Here at the end of all things. Well, not all things, just Boardwalk Chapel things.
I expected to come and be stretched and grow in my own evangelism and love of the LORD. And that has happened.
What I did not expect is to be encouraged. When I say encouraged I actually mean affirmed in a deeper way than I ever imagined. I have been surrounded by amazing people and felt quite inadequate, and yet they seem to find admirable qualities in me.
Is this what we call grace?
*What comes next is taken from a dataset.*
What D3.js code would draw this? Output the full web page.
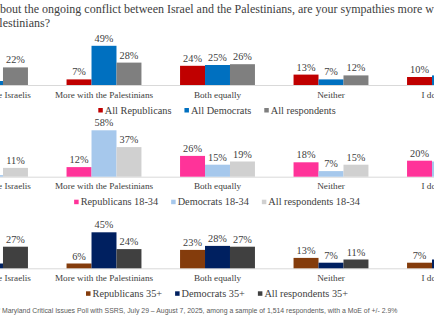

Words fail me.
"Who can faint while such a river, ever flows their thirst t'assuage?"
I expected to be blessed and grown, but I did not expect the kind of affirmation and admiration I experienced from such saints as I have served with at this ministry.
I expected critique—particularly the constructive kind—and appreciated it, eventually.
However, I had no idea of the kind of encouragement and affirmation my LORD had in store for me this summer.
"No eye has seen, nor ear heard, nor the heart of man imagined, what God has prepared for those who love him." (1 Cor 2:9)
I thought I came to serve, and I expected to be blessed in the serving, but I had no idea how richly I would be served.
At the beginning of this year I was humbled by criticism by loving friends, but this summer I've been humbled by the encouragement, admiration, and affirmation I've received.
It's easy to let it go to my head and see myself as great in the eyes of others.
However, when I catch a glimpse of my Savior behind each kind word I am reminded of my real reason for living.
He's making me more like himself and the kind words given are from him. I can feel his pleasure and it is not mercenary because that is my whole reason for living.
If I live for him than there is no greater joy than knowing he is pleased with me. I do not ignore the beautiful people he uses to speak his words of comfort to me, but when I see his face behind each kind word and precious smile there is less room for my own pride. The joy of knowing I have pleased the one I am living for pushes out all lesser motivations. My Lord, pleased with me?
There is humbling wonderment blended with purest joy in knowing we are actually pleasing to the one who has loved us so much. We can know that by his word, the testimony of his spirit within us, and by the encouragement of the saints. Who am I to have brought delight to his heart? Who am I to be died for? Who am I to be loved so?
I receive worth because of who I belong to. My greatest comfort and joy is knowing that I am not my own, but that I belong to another, and additionally that he delights in me.
One day I will discover how much I have been the delight of his heart, and that shall inspire deepest worship.
Until then I enjoy the glimpses of his pleasure I catch through the kind words of the saints.